4. Method according to claim 3, comprising the steps of:

incrementing a counting variable when the condition of the signal in a frame differs from that corresponding to the determined signal state;

decrementing said counting variable when the condition of the signal in a frame is that corresponding to the determined signal state unless said counting variable equals zero; and

when the counting variable reaches a predetermined threshold, resetting to zero said counting variable, and determining that the signal state has changed.
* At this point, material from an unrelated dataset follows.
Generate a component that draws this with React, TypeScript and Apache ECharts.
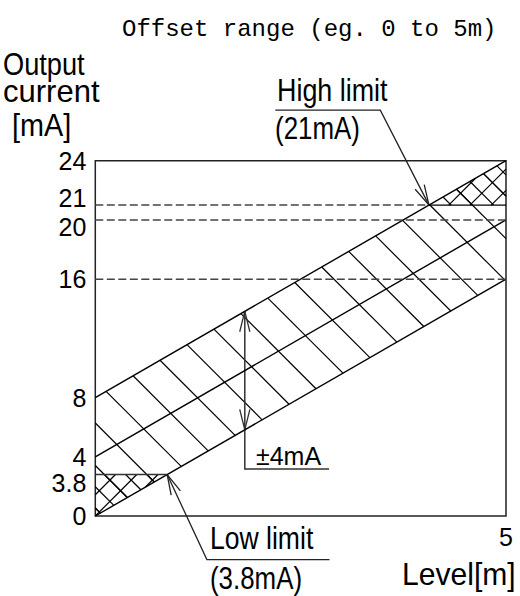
import React, { useEffect, useRef } from 'react';
import * as echarts from 'echarts';

// ---- axis ranges and ticks ----
const X_MIN = 0;
const X_MAX = 5;
const Y_MIN = 0;
const Y_MAX = 24;
const xTickValues = [5];
const xTickLabels = ['5'];
// the 3.8 mA low limit is drawn schematically below the 4 mA level
const yTickValues = [0, 2.8, 4, 8, 16, 20, 21, 24];
const yTickLabels = ['0', '3.8', '4', '8', '16', '20', '21', '24'];

// ---- band lines (level [m] -> current [mA]) ----
const levelX = [0, 5];
const lowerBound = [0, 16];
const centerLine = [4, 20];
const upperBound = [8, 24];
const dashedLevels = [16, 20];
const HIGH_LIMIT = 21;
const LOW_LIMIT_DRAWN = 2.8;
const TOLERANCE_AT_X = 1.82;

// ---- texts ----
const TITLE = 'Offset range (eg. 0 to 5m)';
const Y_NAME = ['Output', 'current', '[mA]'];
const X_NAME = 'Level[m]';
const HIGH_TEXT = ['High limit', '(21mA)'];
const LOW_TEXT = ['Low limit', '(3.8mA)'];
const TOL_TEXT = '±4mA';

const SANS = "'Liberation Sans', Arial, sans-serif";

const valueAt = (line: number[], x: number) =>
  line[0] + ((line[1] - line[0]) * (x - levelX[0])) / (levelX[1] - levelX[0]);
const xAt = (line: number[], y: number) =>
  levelX[0] + ((y - line[0]) * (levelX[1] - levelX[0])) / (line[1] - line[0]);

type Pt = number[];

function hatch(poly: Pt[], dir: number, spacing: number, phase: number, origin: Pt, out: any[], lw: number) {
  const f = (p: Pt) =>
    dir === 1 ? p[1] - origin[1] - (p[0] - origin[0]) : p[1] - origin[1] + (p[0] - origin[0]);
  const vals = poly.map(f);
  const lo = Math.min(...vals);
  const hi = Math.max(...vals);
  const k0 = Math.ceil((lo - phase) / spacing);
  const k1 = Math.floor((hi - phase) / spacing);
  for (let k = k0; k <= k1; k++) {
    const c = phase + k * spacing;
    const pts: Pt[] = [];
    for (let i = 0; i < poly.length; i++) {
      const a = poly[i];
      const b = poly[(i + 1) % poly.length];
      const fa = f(a) - c;
      const fb = f(b) - c;
      if (fa === 0) pts.push(a);
      if (fa * fb < 0) {
        const t = fa / (fa - fb);
        pts.push([a[0] + t * (b[0] - a[0]), a[1] + t * (b[1] - a[1])]);
      }
    }
    if (pts.length >= 2) {
      pts.sort((p, q) => p[0] - q[0]);
      const p = pts[0];
      const q = pts[pts.length - 1];
      if (Math.hypot(q[0] - p[0], q[1] - p[1]) > 1) {
        out.push({
          type: 'line',
          shape: { x1: p[0], y1: p[1], x2: q[0], y2: q[1] },
          style: { stroke: '#000', lineWidth: lw },
        });
      }
    }
  }
}

function arrowHead(tip: Pt, from: Pt, out: any[], color: string) {
  const dx = from[0] - tip[0];
  const dy = from[1] - tip[1];
  const len = Math.hypot(dx, dy) || 1;
  const ux = dx / len;
  const uy = dy / len;
  const L = 21;
  const a = (14 * Math.PI) / 180;
  const rot = (s: number) => [
    tip[0] + L * (ux * Math.cos(s * a) - uy * Math.sin(s * a)),
    tip[1] + L * (ux * Math.sin(s * a) + uy * Math.cos(s * a)),
  ];
  out.push({
    type: 'polyline',
    shape: { points: [rot(1), tip, rot(-1)] },
    style: { stroke: color, lineWidth: 1.3, fill: null },
  });
}

const seg = (x: number[], y: number[]) => x.map((v, i) => [v, y[i]]);

export default function App() {
  const ref = useRef<HTMLDivElement>(null);
  useEffect(() => {
    if (!ref.current) return;
    document.body.style.margin = '0';
    const chart = echarts.init(ref.current, undefined, { renderer: 'svg' });
    const hiX = xAt(upperBound, HIGH_LIMIT);
    const loX = xAt(lowerBound, LOW_LIMIT_DRAWN);

    const lineStyleSolid = { color: '#000', width: 1.4 };
    const lineStyleDash = { color: '#444', width: 1.5, type: [8, 3.5] };
    const mkLine = (data: number[][], ls: any) => ({
      type: 'line',
      data,
      symbol: 'none',
      silent: true,
      clip: false,
      lineStyle: ls,
      z: 3,
    });
    const txt = (text: string, x: number, y: number, scaleX: number, fontSize = 32) => ({
      type: 'text',
      x,
      y,
      scaleX,
      style: { text, fontFamily: SANS, fontSize, fill: '#000', verticalAlign: 'middle', textVerticalAlign: 'middle' },
    });

    const option: any = {
      animation: false,
      title: {
        text: TITLE,
        left: 117,
        top: 12,
        textStyle: { fontFamily: "'Liberation Mono', monospace", fontSize: 24, fontWeight: 'normal', color: '#000' },
      },
      grid: {
        left: 95.3,
        right: 14,
        top: 160.7,
        bottom: 80,
        show: true,
        borderColor: '#222',
        borderWidth: 1.5,
        backgroundColor: 'transparent',
      },
      xAxis: {
        type: 'value',
        min: X_MIN,
        max: X_MAX,
        axisLine: { show: false },
        axisTick: { show: false },
        splitLine: { show: false },
        axisLabel: {
          customValues: xTickValues,
          formatter: (v: number) => xTickLabels[xTickValues.indexOf(v)] ?? '',
          fontFamily: SANS,
          fontSize: 25,
          color: '#000',
          margin: 8,
        },
      },
      yAxis: {
        type: 'value',
        min: Y_MIN,
        max: Y_MAX,
        axisLine: { show: false },
        axisTick: { show: false },
        splitLine: { show: false },
        axisLabel: {
          customValues: yTickValues,
          margin: 9,
          formatter: (v: number) => {
            const lab = yTickLabels[yTickValues.indexOf(v)] ?? '';
            if (v === LOW_LIMIT_DRAWN) return `{low|${lab}}`;
            if (v === HIGH_LIMIT) return `{up|${lab}}`;
            if (v === 20) return `{dn|${lab}}`;
            return `{n|${lab}}`;
          },
          rich: {
            n: { fontFamily: SANS, fontSize: 25, color: '#000' },
            low: { fontFamily: SANS, fontSize: 25, color: '#000', padding: [17, 0, 0, 0] },
            up: { fontFamily: SANS, fontSize: 25, color: '#000', padding: [0, 0, 14, 0] },
            dn: { fontFamily: SANS, fontSize: 25, color: '#000', padding: [14, 0, 0, 0] },
          },
        },
      },
      graphic: [
        txt(Y_NAME[0], 3, 64, 0.85),
        txt(Y_NAME[1], 3, 91, 0.97),
        txt(Y_NAME[2], 12, 124, 0.9),
        txt(HIGH_TEXT[0], 277, 90, 0.84),
        txt(HIGH_TEXT[1], 275, 128, 0.81),
        txt(TOL_TEXT, 256, 456, 1.0, 25),
        txt(LOW_TEXT[0], 210, 538, 0.83),
        txt(LOW_TEXT[1], 210, 578, 0.835, 31),
        txt(X_NAME, 402, 574, 0.94),
      ],
      series: [
        {
          type: 'custom',
          silent: true,
          clip: false,
          z: 2,
          data: [[0, 0]],
          renderItem: (_params: any, api: any) => {
            const P = (x: number, y: number) => api.coord([x, y]);
            const origin = P(levelX[0], lowerBound[0]);
            const children: any[] = [];
            const band = [
              P(levelX[0], lowerBound[0]),
              P(levelX[1], lowerBound[1]),
              P(levelX[1], upperBound[1]),
              P(levelX[0], upperBound[0]),
            ];
            hatch(band, 1, 42.5, -8, origin, children, 1.2);
            const lowTri = [P(levelX[0], lowerBound[0]), P(loX, LOW_LIMIT_DRAWN), P(levelX[0], LOW_LIMIT_DRAWN)];
            hatch(lowTri, 1, 21.25, -8, origin, children, 1.2);
            hatch(lowTri, -1, 21.25, 0, origin, children, 1.2);
            const hiTri = [P(hiX, HIGH_LIMIT), P(levelX[1], upperBound[1]), P(levelX[1], HIGH_LIMIT)];
            hatch(hiTri, 1, 21.25, -8, origin, children, 1.2);
            hatch(hiTri, -1, 21.25, 0, origin, children, 1.2);

            const lc = '#222';
            // high limit leader
            const hTip = P(hiX, HIGH_LIMIT);
            const hElbow = [hTip[0] - 48.7, hTip[1] - 95];
            children.push({
              type: 'polyline',
              shape: { points: [hTip, hElbow, [hElbow[0] - 105, hElbow[1]]] },
              style: { stroke: lc, lineWidth: 1.3, fill: null },
            });
            arrowHead(hTip, hElbow, children, lc);
            // low limit leader
            const lTip = P(loX, LOW_LIMIT_DRAWN);
            const lElbow = [lTip[0] + 39.7, lTip[1] + 85];
            children.push({
              type: 'polyline',
              shape: { points: [lTip, lElbow, [lElbow[0] + 122.6, lElbow[1]]] },
              style: { stroke: lc, lineWidth: 1.3, fill: null },
            });
            arrowHead(lTip, lElbow, children, lc);
            // +-4 mA dimension
            const tTop = P(TOLERANCE_AT_X, valueAt(upperBound, TOLERANCE_AT_X));
            const tBot = P(TOLERANCE_AT_X, valueAt(lowerBound, TOLERANCE_AT_X));
            const tEnd = [tBot[0], tBot[1] + 39.3];
            children.push({
              type: 'polyline',
              shape: { points: [tTop, tEnd, [tEnd[0] + 84.3, tEnd[1]]] },
              style: { stroke: '#333', lineWidth: 1.5, fill: null },
            });
            arrowHead(tTop, [tTop[0], tTop[1] + 10], children, '#333');
            arrowHead(tBot, [tBot[0], tBot[1] - 10], children, '#333');
            return { type: 'group', children };
          },
        },
        mkLine(seg(levelX, lowerBound), lineStyleSolid),
        mkLine(seg(levelX, centerLine), lineStyleSolid),
        mkLine(seg(levelX, upperBound), lineStyleSolid),
        ...dashedLevels.map((lv) => mkLine([[X_MIN, lv], [X_MAX, lv]], lineStyleDash)),
        mkLine([[X_MIN, HIGH_LIMIT], [hiX, HIGH_LIMIT]], lineStyleDash),
        mkLine([[hiX, HIGH_LIMIT], [X_MAX, HIGH_LIMIT]], lineStyleSolid),
        mkLine([[X_MIN, LOW_LIMIT_DRAWN], [loX, LOW_LIMIT_DRAWN]], { color: '#333', width: 1.5 }),
      ],
    };
    chart.setOption(option);
    return () => chart.dispose();
  }, []);
  return (
    <div
      ref={ref}
      style={{ position: 'absolute', left: 0, top: 0, width: 520, height: 596, background: '#fff' }}
    />
  );
}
5. Device for preprocessing an acoustic signal upstream of a speech coder, comprising a high-pass filter receiving said acoustic signal; means for calculating the energies contained respectively in said acoustic signal and in the output signal of the high-pass filter; means for comparing said calculated energies; and a filter for pre-emphasis of the high frequencies, wherein the input of the pre-emphasis filter receives the output signal of the high-pass filter, and the output of the pre-emphasis filter delivers a signal addressed to the input of the speech coder when the means for comparing reveal that the output signal of the high-pass filter contains less than a predetermined fraction of the energy of said acoustic signal.
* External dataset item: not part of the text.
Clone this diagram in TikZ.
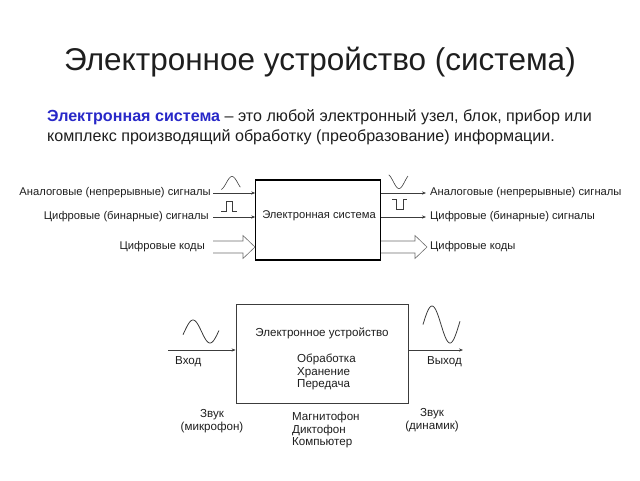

6. Device according to claim 5, wherein the acoustic signal is digitized as successive frames, wherein said energies are calculated for each frame by the means for calculating, and the means for comparing comprise a comparator which detects frame by frame whether the acoustic signal is in a first or a second condition according to whether the ratio between the calculated energy of the output signal of the high-pass filter and the calculated energy of said acoustic signal is above or, respectively, below a predetermined value, and means for determining a signal state from among first and second states corresponding respectively to the first and second conditions of the acoustic signal per frame, wherein said means for determining the signal state modify the determined signal state only after the comparator indicates for several successive frames a signal condition different from that corresponding to the previously determined signal state, and wherein the pre-emphasis filter is used to filter the signal addressed to the input of the speech coder only when said second state is determined.
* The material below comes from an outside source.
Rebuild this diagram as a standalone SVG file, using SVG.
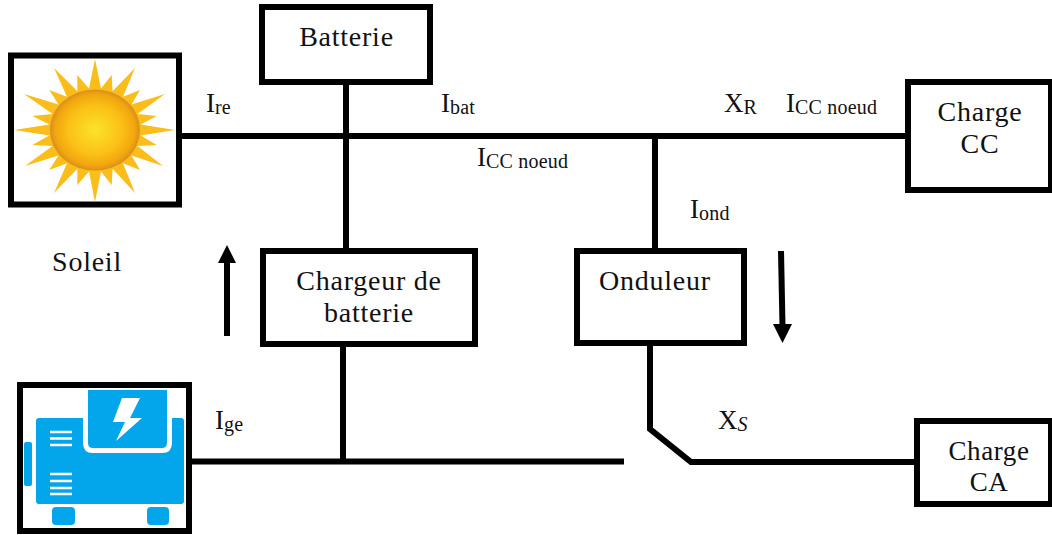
<svg xmlns="http://www.w3.org/2000/svg" width="1052" height="535" viewBox="0 0 1052 535">
<style>
.box{fill:#fff;stroke:#000;stroke-width:6}
.w{fill:none;stroke:#000;stroke-width:6}
text{font-family:"Liberation Serif","DejaVu Serif",serif;font-size:27px;fill:#111}
.lab{font-size:28px;text-anchor:middle;letter-spacing:.75px}
.lab2{font-size:27px;text-anchor:middle;letter-spacing:.6px}
.sub{font-size:20px;letter-spacing:.2px}
.g{fill:#03a6ea}
.v{stroke:#fff;stroke-width:2.4}
</style>
<defs>
<radialGradient id="sun" cx="50%" cy="50%" r="50%">
<stop offset="0" stop-color="#fbe32a"/><stop offset=".6" stop-color="#fbc016"/><stop offset=".88" stop-color="#f2a60f"/><stop offset="1" stop-color="#d98f1c"/>
</radialGradient>
</defs>
<g id="connectors">
<path class="w" d="M179 136H907"/>
<path class="w" d="M346 80V250"/>
<path class="w" d="M655 136V250"/>
<path class="w" d="M343 345V461"/>
<path class="w" d="M192 461.500H624"/>
<path class="w" d="M650 345V429L691 462H916"/>
<path d="M227 336V262" stroke="#000" stroke-width="6" fill="none"/>
<path d="M218 263L227 245L236 263Z" fill="#000"/>
<path d="M781 251L782.500 326" stroke="#000" stroke-width="6" fill="none"/>
<path d="M773 324L792 324L782.500 343Z" fill="#000"/>
</g>
<g id="soleil">
<rect class="box" x="11" y="55.500" width="168" height="149"/>
<polygon fill="#fbbd1a" points="95,59 101,88.400 111.700,75 112.600,91.200 135,68 123,96.700 140,90 131.500,104.400 165,94 137.500,114 156.700,116 140.600,124.500 175,130 140.600,135.500 156.700,145 137.500,146 163,166 131.500,155.600 140,170 123,163.300 135,193 112.600,168.800 111.700,185 101,171.600 95,202 89,171.600 77.300,185 77.400,168.800 54,193 67,163.300 49.300,170 58.500,155.600 25,166 52.500,146 32.300,145 49.400,135.500 14,130 49.400,124.500 32.300,116 52.500,114 24,94 58.500,104.400 49.300,90 67,96.700 54,68 77.400,91.200 77.300,75 89,88.400"/>
<ellipse cx="95" cy="130" rx="45" ry="40.500" fill="url(#sun)"/>
<text x="87" y="271" class="lab">Soleil</text>
</g>
<g id="batterie">
<rect class="box" x="262" y="7" width="168" height="75"/>
<text x="346.500" y="46" class="lab">Batterie</text>
</g>
<g id="charge-cc">
<rect class="box" x="908" y="82" width="143" height="108"/>
<text x="980" y="121" class="lab">Charge</text>
<text x="980" y="153" class="lab">CC</text>
</g>
<g id="chargeur">
<rect class="box" x="263" y="251" width="212" height="93"/>
<text x="369" y="290" class="lab">Chargeur de</text>
<text x="369" y="322" class="lab">batterie</text>
</g>
<g id="onduleur">
<rect class="box" x="577" y="251" width="167" height="92"/>
<text x="655" y="290" class="lab">Onduleur</text>
</g>
<g id="charge-ca">
<rect class="box" x="917" y="421" width="134" height="83"/>
<text x="989" y="460" class="lab2">Charge</text>
<text x="989" y="491" class="lab2">CA</text>
</g>
<g id="generateur">
<rect class="box" x="20" y="385" width="169" height="146"/>
<rect class="g" x="24" y="442" width="8" height="44" rx="2"/>
<path class="g" d="M39 418H83V443Q83 453 93 453H162Q172 453 172 443V418H181Q184 418 184 421V501Q184 504 181 504H39Q36 504 36 501V421Q36 418 39 418Z"/>
<path class="g" d="M88 390H167V443Q167 448 162 448H93Q88 448 88 443Z"/>
<rect class="g" x="52" y="507" width="23" height="18" rx="4"/>
<rect class="g" x="147" y="507" width="22" height="18" rx="4"/>
<path class="v" d="M50 432H72M50 438.500H72M50 445H72M50 474H72M50 481H72M50 488H72M50 494H72"/>
<polygon fill="#fff" points="122,398 140,398 130,418 142,418 116,441 125,422 113,422"/>
</g>
<g id="labels">
<text x="206" y="112">I<tspan class="sub" dy="2">re</tspan></text>
<text x="441" y="112">I<tspan class="sub" dy="2">bat</tspan></text>
<text x="477" y="166">I<tspan class="sub" dy="2">CC noeud</tspan></text>
<text x="724" y="112">X<tspan class="sub" dy="2">R</tspan></text>
<text x="786" y="112">I<tspan class="sub" dy="2">CC noeud</tspan></text>
<text x="690" y="218">I<tspan class="sub" dy="2">ond</tspan></text>
<text x="215" y="429">I<tspan class="sub" dy="2">ge</tspan></text>
<text x="718" y="429">X<tspan class="sub" dy="2" font-style="italic">S</tspan></text>
</g>
</svg>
7. Device according to claim 6, wherein the means for determining the signal state comprise a counter calculating after each frame a counting variable, the counter incrementing said counting variable when the comparator indicates a signal condition different from that corresponding to the determined signal state, the counter decrementing said counting variable, unless said counting variable equals zero, when the comparator indicates a signal condition identical to that corresponding to the determined signal state, and the counter resetting said counting variable to zero when said counting variable reaches a predetermined threshold, the determined signal state being modified on each reset to zero of the counting variable.

8. Device according to claim 6, further comprising another comparator which compares the calculated energy of said acoustic signal or of the high-pass filtered signal with another predetermined threshold, so as to activate the means for determining the signal state only when said other threshold is exceeded.